光触媒塗料を選ぶ際には、施工後の家がどのような状態になっているかを確認することが重要です。実績がある塗料を使用したい方は、無理に光触媒塗料にこだわらず、実績のあるシリコンやフッ素塗料を選択するのも一つの選択です。
6-4.雨が当たらない場所だと効果が薄い
光触媒には太陽光で汚れを浮かせて雨で洗い流す機能があります。しかし、いくら汚れを浮かせても雨が降らなければ洗い流されることはありません。
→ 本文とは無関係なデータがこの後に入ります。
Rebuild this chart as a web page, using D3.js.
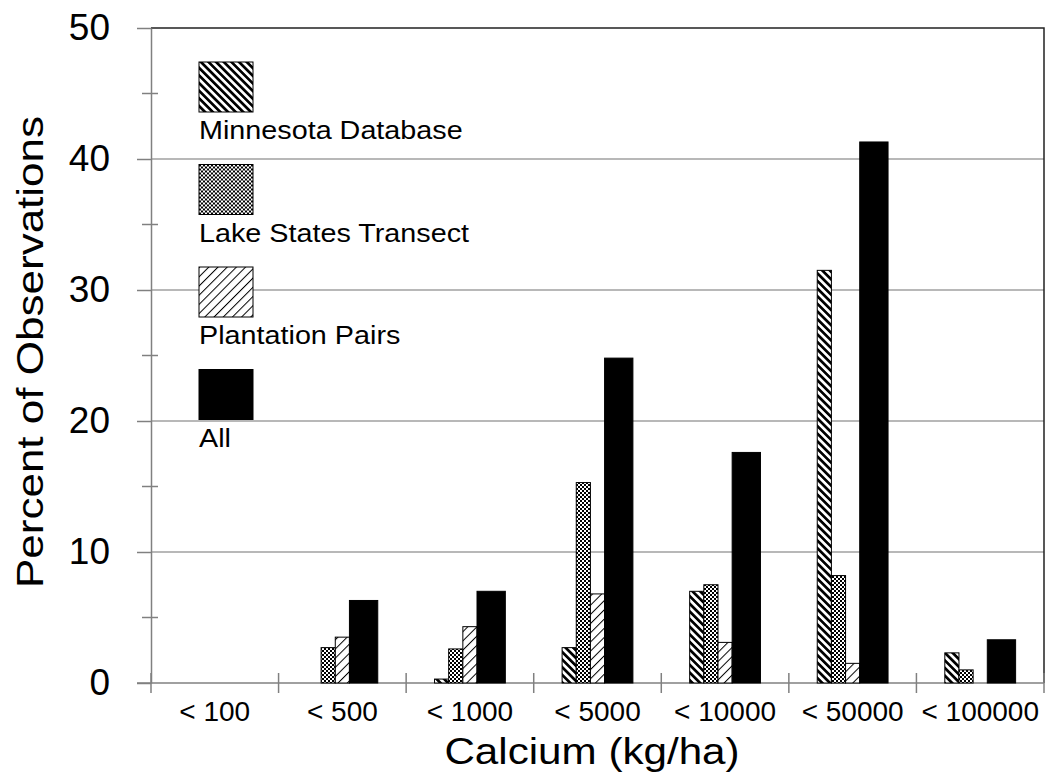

また、日が当たらない場所も、汚れを浮かせることができず効果が発揮できません。
庇などによって外壁の一部に雨や日が当たらない家だと効果は薄くなるため、ご自宅の外壁は均一に雨や日が当たるかどうかを確認してください。
6-5.一部の外壁には利用できない
現状出回っている光触媒塗料は、一部の外壁には利用できません。ご自宅の外壁に光触媒塗料が使えるかどうかは、外壁塗装を行う業者にしっかり確認してもらうことが大切です。
一部のみ使える場合、他の塗料と組み合わせて外壁塗装を行うことになります。その場合、塗料の種類によって機能面や費用、耐用年数などに違いが生じるので、その点に注意して組み合わせる塗料を選んでください。
また、外壁塗装では同時に屋根塗装を行うケースもあります。屋根は紫外線や雨が当たりやすいので光触媒効果の恩恵を受けやすい部分ですが、2024年10月時点で屋根に使える光触媒塗料はありません。
外壁と屋根を同時に塗装する際は、今後のメンテナンス周期や耐久性に考慮して屋根に使用する塗料を選びましょう。耐久力の高い塗料には、フッ素系塗料や無機塗料などが挙げられます。


7.まとめ
光触媒は外壁のメンテナンスの手間を減らせます。一方で、価格が高く、信頼できる塗料が少ないという問題点があります。
光触媒塗料を採用すれば、外壁の汚れを防ぎ、メンテナンスの手間を軽減できる可能性があります。ただし、費用が高い点や、すべての汚れを落とせるわけではないという注意点もあります。
外壁塗装の塗料選びでは、光触媒塗料の特徴やメリット・デメリットをしっかり理解し、自宅に適した塗料を選ぶことが大切です。長期的な視点でメンテナンスやコストを考慮しながら、信頼できる業者に相談して、ご自身に合った選択をしてください。